Sabathia, 37, just topped off his 17th season in the big leagues and his eighth career postseason run. He went 14-5 in 27 starts and put up a 3.69 ERA, 3.0 BB/9 and 7.3 SO/9 in 148 2/3 innings, good for 1.9 fWAR. He looked solid in the playoffs, too, propelling the team to a much-needed win in Game 5 of the ALDS and returning in the Championship Series with six scoreless innings in Game 3. His season ended on a sour note during Game 7, however. He lasted just 3 1/3 innings against a dynamic Astros’ offense, allowing one run on five hits and three walks and failing to record a single strikeout for the first time in 23 career postseason appearances.

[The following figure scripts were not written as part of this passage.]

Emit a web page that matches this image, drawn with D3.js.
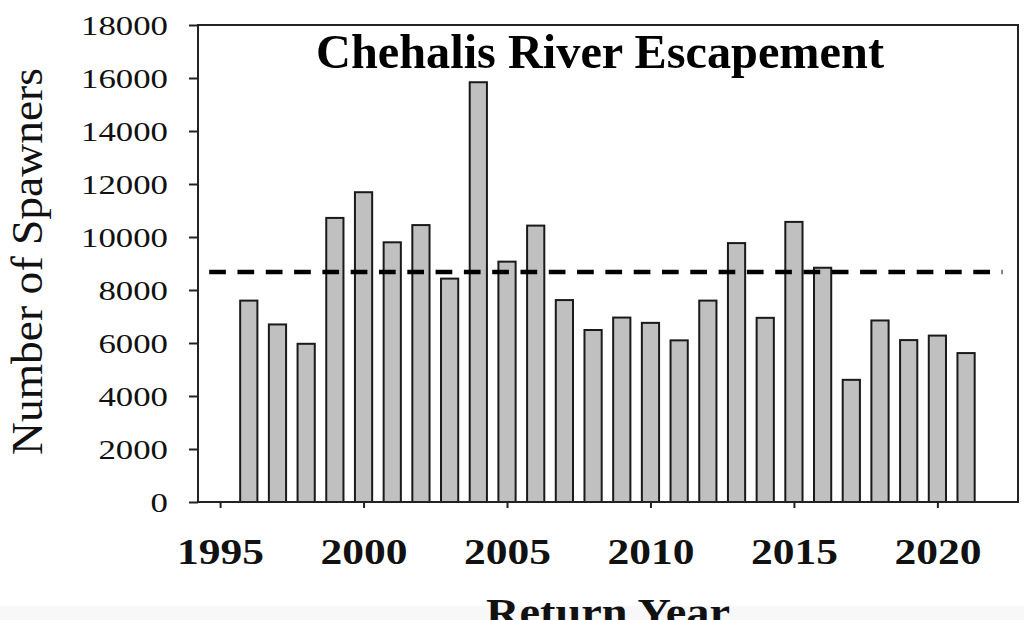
<!DOCTYPE html>
<html><head><meta charset="utf-8">
<script src="https://cdn.jsdelivr.net/npm/d3@7/dist/d3.min.js"></script>
<style>html,body{margin:0;padding:0;background:#fff;}svg{display:block;}</style>
</head><body>
<svg id="chart" width="1024" height="620"></svg>
<script>
const years = [1996,1997,1998,1999,2000,2001,2002,2003,2004,2005,2006,2007,2008,2009,2010,2011,2012,2013,2014,2015,2016,2017,2018,2019,2020,2021];
const spawners = [7600,6700,5970,10720,11690,9800,10450,8430,15840,9070,10430,7620,6490,6960,6760,6100,7600,9770,6950,10570,8840,4610,6850,6110,6280,5620];
const meanSpawners = 8680;
const meanSpan = [1994.62, 2022.27];
const xDomain = [1994.23, 2022.81];
const yDomain = [0, 18000];
const xTicks = [1995,2000,2005,2010,2015,2020];
const yTicks = [0,2000,4000,6000,8000,10000,12000,14000,16000,18000];
const title = "Chehalis River Escapement";
const xLabel = "Return Year";
const yLabel = "Number of Spawners";

const svg = d3.select("#chart");
const L = 198, R = 1018, T = 25, B = 502;
const x = d3.scaleLinear().domain(xDomain).range([L, R]);
const y = d3.scaleLinear().domain(yDomain).range([B, T]);
const serif = "'Liberation Serif','Times New Roman',Times,serif";

svg.append("rect").attr("x",0).attr("y",606).attr("width",1024).attr("height",14).attr("fill","#f8f8f8");

// bars
const bw = x(xDomain[0] + 0.6) - x(xDomain[0]);
svg.append("g").selectAll("rect").data(years).join("rect")
  .attr("x", (d) => x(d) - bw/2)
  .attr("y", (d,i) => y(spawners[i]))
  .attr("width", bw)
  .attr("height", (d,i) => y(0) - y(spawners[i]))
  .attr("fill", "#c0c0c0").attr("stroke", "#1a1a1a").attr("stroke-width", 2);

// mean line
svg.append("line")
  .attr("x1", x(meanSpan[0])).attr("x2", x(meanSpan[1]))
  .attr("y1", y(meanSpawners)).attr("y2", y(meanSpawners))
  .attr("stroke", "#000").attr("stroke-width", 4.3).attr("stroke-dasharray", "16.7 11.6");

// frame
svg.append("rect").attr("x", L).attr("y", T).attr("width", R-L).attr("height", B-T)
  .attr("fill","none").attr("stroke","#222").attr("stroke-width",2);

// y axis
const yAx = svg.append("g").attr("transform", `translate(${L},0)`)
  .call(d3.axisLeft(y).tickValues(yTicks).tickSize(9).tickPadding(0).tickFormat(d3.format("d")));
yAx.select(".domain").remove();
yAx.selectAll(".tick line").attr("stroke","#222").attr("stroke-width",2);
yAx.selectAll(".tick text").remove();
yAx.selectAll(".tick").append("text")
  .attr("x", -30).attr("y", 9.2).attr("text-anchor","end")
  .attr("font-family", serif).attr("font-size", 27).attr("fill","#111")
  .attr("textLength", d => String(d).length * 17.4).attr("lengthAdjust","spacingAndGlyphs")
  .text(d => String(d));

// x axis
const xAx = svg.append("g").attr("transform", `translate(0,${B})`)
  .call(d3.axisBottom(x).tickValues(xTicks).tickSize(6).tickFormat(d3.format("d")));
xAx.select(".domain").remove();
xAx.selectAll(".tick line").attr("stroke","#222").attr("stroke-width",2);
xAx.selectAll(".tick text").remove();
xAx.selectAll(".tick").append("text")
  .attr("x", 0).attr("y", 62).attr("text-anchor","middle")
  .attr("font-family", serif).attr("font-weight","bold").attr("font-size", 36.5).attr("fill","#111")
  .attr("textLength", 87).attr("lengthAdjust","spacingAndGlyphs")
  .text(d => String(d));

// title
svg.append("text").attr("x", 600).attr("y", 68).attr("text-anchor","middle")
  .attr("font-family", serif).attr("font-weight","bold").attr("font-size", 48).attr("fill","#000")
  .attr("textLength", 568).attr("lengthAdjust","spacingAndGlyphs")
  .text(title);

// x label
svg.append("text").attr("x", 608).attr("y", 626).attr("text-anchor","middle")
  .attr("font-family", serif).attr("font-weight","bold").attr("font-size", 40).attr("fill","#111")
  .attr("textLength", 244).attr("lengthAdjust","spacingAndGlyphs")
  .text(xLabel);

// y label
svg.append("text").attr("transform", "translate(42,261.5) rotate(-90)").attr("text-anchor","middle")
  .attr("font-family", serif).attr("font-size", 45).attr("fill","#111")
  .attr("textLength", 387).attr("lengthAdjust","spacingAndGlyphs")
  .text(yLabel);
</script>
</body></html>
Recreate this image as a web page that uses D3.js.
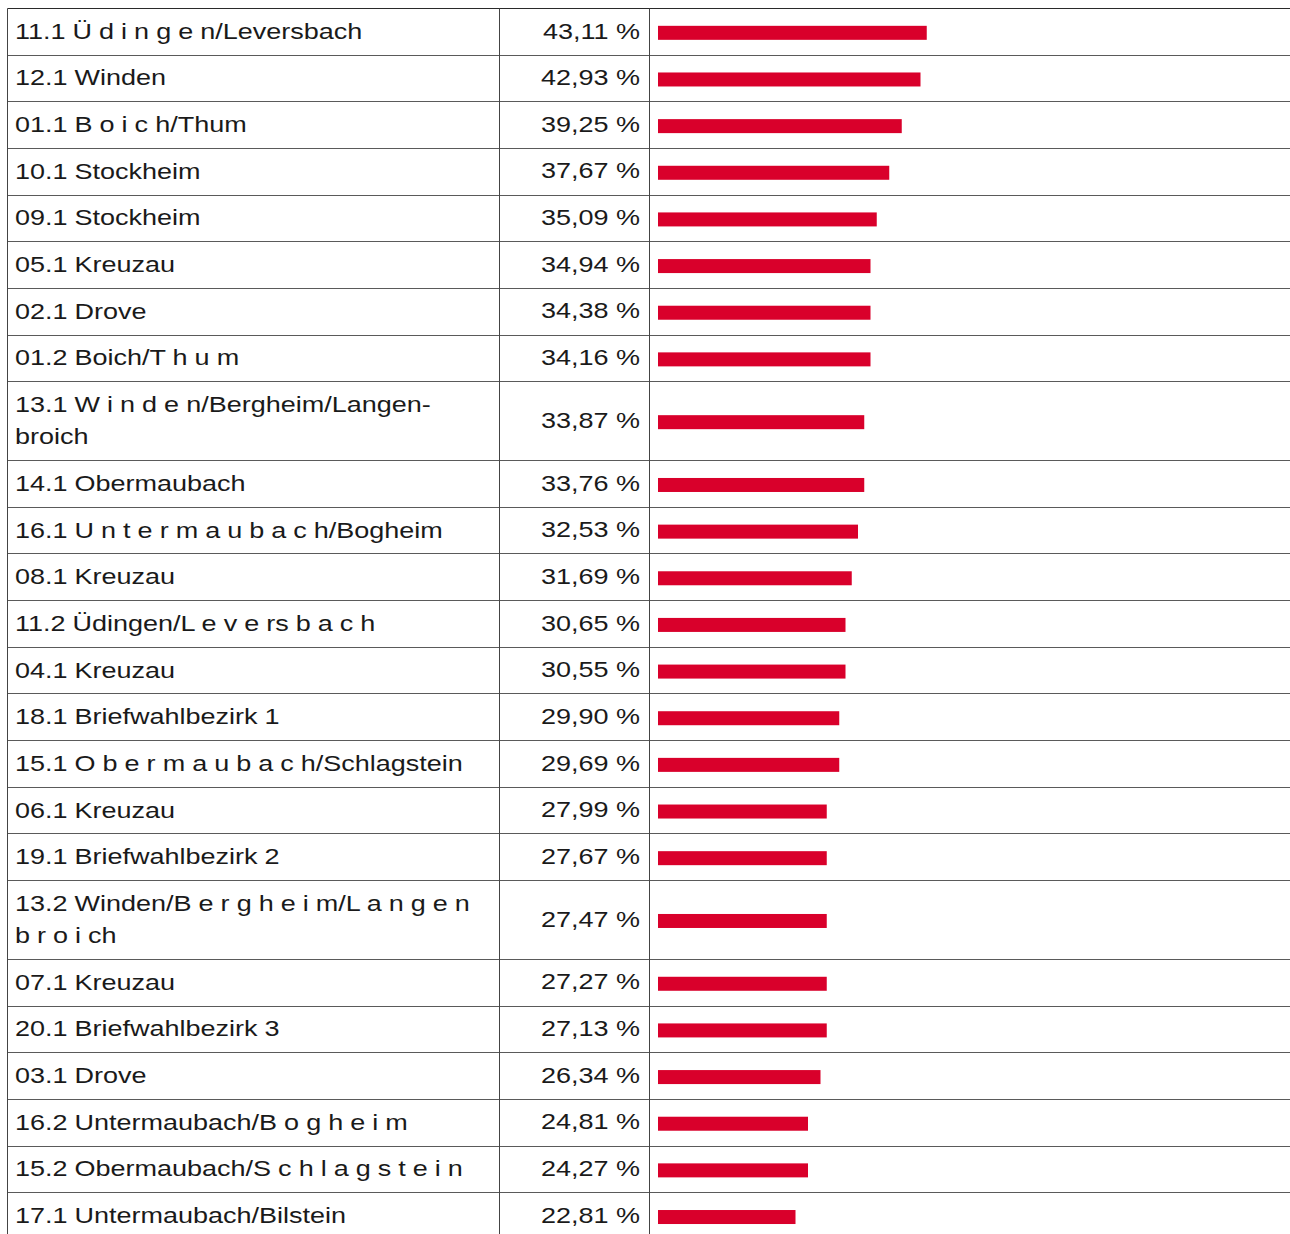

Heading into the 2017 offseason, Sabathia finally arrived at the end of his seven-year, $161 million deal with the Yankees. While he’s repeatedly expressed a desire to keep pitching, despite rumors that his career might be on the rocks following the diagnosis of a troublesome degenerative knee condition, the decision isn’t his alone to make. Brian Cashman will also be seeking an extension with the Yankees this winter, so it’s difficult to say which impending free agents the club will try to retain — and Sabathia’s name isn’t the only one on that list. If it were up to skipper Joe Girardi, who is awaiting a decision on his own future with the organization, the decision would be a no-brainer. From MLB.com’s Bryan Hoch:

CC will always be special to me because of what he stands for and the great player that he is, the great man that he is,” Girardi said. “The wonderful teammate that he is. How he pulls a team together. He’s as good as I’ve ever been around when it comes to a clubhouse guy, a guy that will take the ball when you’re on a losing streak or that you can count on, and knowing that it could be the possible last time.